I'm dealing with Cisco Clean Access. Everybody gets his or her own
subnet. I think I can accomplish what I want by spoofing my subnet
size, but I'm not sure what else that will mess up.
On Feb 18, 12:28 pm, Unruh <unruh-s...@physics.ubc.ca> wrote:
> "Tom V" <twva...@hotmail.com> writes:
> >I'm running on a university network. I have a switch that connects 4
> >computers, and DCHP is covered by the school's router, which is also a
> >stateful firewall. Therefore, file transfers between my computers run
>
> Therefor? There is no "therefor" about that.

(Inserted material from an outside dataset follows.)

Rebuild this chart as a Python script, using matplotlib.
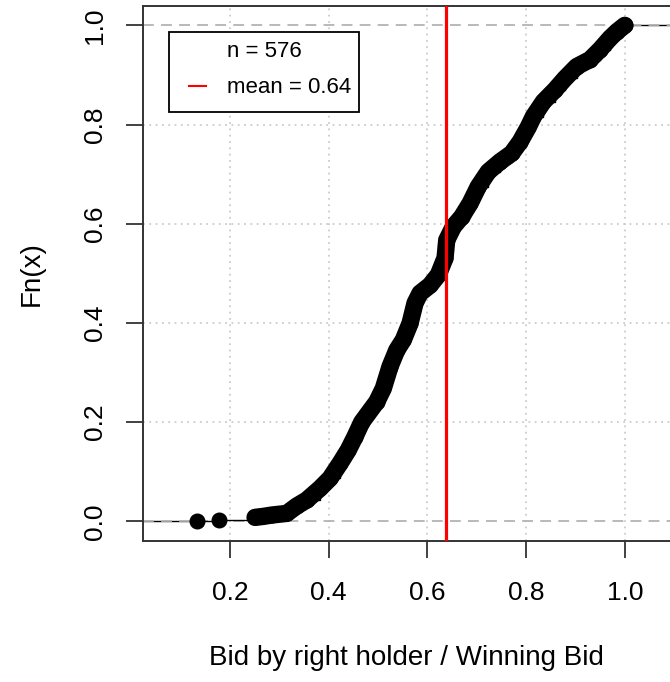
import numpy as np
import matplotlib
matplotlib.use("Agg")
import matplotlib.pyplot as plt
from matplotlib.patches import Rectangle

plt.rcParams['font.family'] = ['Liberation Sans', 'DejaVu Sans']

bid_ratio = [0.1325, 0.178, 0.2507, 0.2675, 0.2845, 0.3149, 0.3352, 0.3554,
             0.3824, 0.4026, 0.4229, 0.4397, 0.4533, 0.4669, 0.4802, 0.4973,
             0.5106, 0.5242, 0.5378, 0.5512, 0.5647, 0.5749, 0.5850, 0.6053,
             0.6221, 0.6357, 0.6391, 0.6525, 0.6695, 0.6863, 0.7031, 0.7234,
             0.7471, 0.7708, 0.7876, 0.8045, 0.8146, 0.8349, 0.8586, 0.8788,
             0.9025, 0.9295, 0.9497, 0.9700, 0.9836, 1.0]
ecdf_value = [0.0017, 0.0035, 0.008, 0.010, 0.0127, 0.016, 0.031, 0.043,
              0.0665, 0.0867, 0.117, 0.144, 0.171, 0.200, 0.218, 0.241,
              0.268, 0.312, 0.345, 0.366, 0.399, 0.440, 0.460, 0.476,
              0.497, 0.531, 0.567, 0.594, 0.614, 0.641, 0.675, 0.705,
              0.725, 0.742, 0.765, 0.795, 0.816, 0.846, 0.870, 0.893,
              0.917, 0.931, 0.951, 0.974, 0.987, 1.0]
n_obs = 576
mean_bid = 0.638

x_ticks = [0.2, 0.4, 0.6, 0.8, 1.0]
y_ticks = [0.0, 0.2, 0.4, 0.6, 0.8, 1.0]

fig = plt.figure(figsize=(6.7, 6.82), dpi=100)
ax = fig.add_axes([0.213, 0.2072, 0.787, 0.7840])
ax.set_xlim(0.023, 1.0916)
ax.set_ylim(-0.039, 1.039)

ax.set_xticks(x_ticks)
ax.set_yticks(y_ticks)
ax.set_xticklabels([f"{v:.1f}" for v in x_ticks])
ax.set_yticklabels([f"{v:.1f}" for v in y_ticks], rotation=90, va='center')
ax.tick_params(direction='out', length=12, width=1.3, color='#333333',
               labelsize=19, pad=17)
ax.tick_params(axis='y', pad=14)

for side in ['left', 'bottom', 'top']:
    ax.spines[side].set_color('#333333')
    ax.spines[side].set_linewidth(1.4)
ax.spines['right'].set_visible(False)

# dotted grid
for v in x_ticks:
    ax.axvline(v, color='#cccccc', lw=1.3, linestyle=(0, (1, 2.5)), zorder=0)
for v in y_ticks[1:-1]:
    ax.axhline(v, color='#cccccc', lw=1.3, linestyle=(0, (1, 2.5)), zorder=0)

# horizontal extensions of the step function
ax.plot([0.023, bid_ratio[0]], [0, 0], color='black', lw=1, zorder=1)
ax.plot([bid_ratio[-1], 1.0916], [1, 1], color='black', lw=1, zorder=1)
ax.axhline(0, color='#b3b3b3', lw=1.3, linestyle=(0, (6, 4)), zorder=1.5)
ax.axhline(1, color='#b3b3b3', lw=1.3, linestyle=(0, (6, 4)), zorder=1.5)

# ecdf: step line, thick band and points
ax.step(bid_ratio, ecdf_value, where='post', color='black', lw=1, zorder=2)
ax.plot(bid_ratio[2:], ecdf_value[2:], color='black', lw=12.5,
        solid_capstyle='round', solid_joinstyle='round', zorder=3)
ax.plot(bid_ratio, ecdf_value, 'o', color='black', markersize=10.5, zorder=3)

ax.axvline(mean_bid, color='red', lw=2.3, zorder=4)

# legend box
ax.add_patch(Rectangle((0.0504, 0.8012), 0.3596, 0.1496, transform=ax.transAxes,
                       facecolor='white', edgecolor='black', lw=1.3, zorder=5))
ax.text(0.160, 0.914, f"n = {n_obs}", transform=ax.transAxes, fontsize=16,
        va='center', ha='left', zorder=6)
ax.text(0.160, 0.8485, f"mean = {mean_bid:.2f}", transform=ax.transAxes,
        fontsize=16, va='center', ha='left', zorder=6)
ax.plot([0.0878, 0.1200], [0.8504, 0.8504], transform=ax.transAxes,
        color='red', lw=1.5, zorder=6)

ax.set_xlabel('Bid by right holder / Winning Bid', fontsize=20, labelpad=29)
ax.set_ylabel('Fn(x)', fontsize=20, labelpad=27)

fig.savefig('out.png', dpi=100)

University networks can be
> capable of 1000Mbps. It sounds to me like you bought a 10MBpS switch and
> are using that.
>
> >at snail speed (3-4 Mbps), and doing any significant file transfers
> >involves recabling to set up my own network. I'm wondering if there's
> >any way I can set the destination MAC address of ethernet frames
> >destined for my other computers' IP addresses. In other words, my
>
> That is what your system already does. IF the IP address is on your own
> local net, then your system sends via mac, not via IP.
>
> It is only if the IP is on a different subnet that it uses the IP address,
> and lets the gateway take care of the IP to mac translation at the other
> end.
>
> >computer would substitute a specific MAC address into all frames
> >destined for a certain IP, so, essentially I would maintain a very
> >basic routing table on each computer. Can anyone point me to tips on
> >how to do this? I'm still new to Linux, and I have a Mac and Windows
> >machines that I'd want to do it with, too.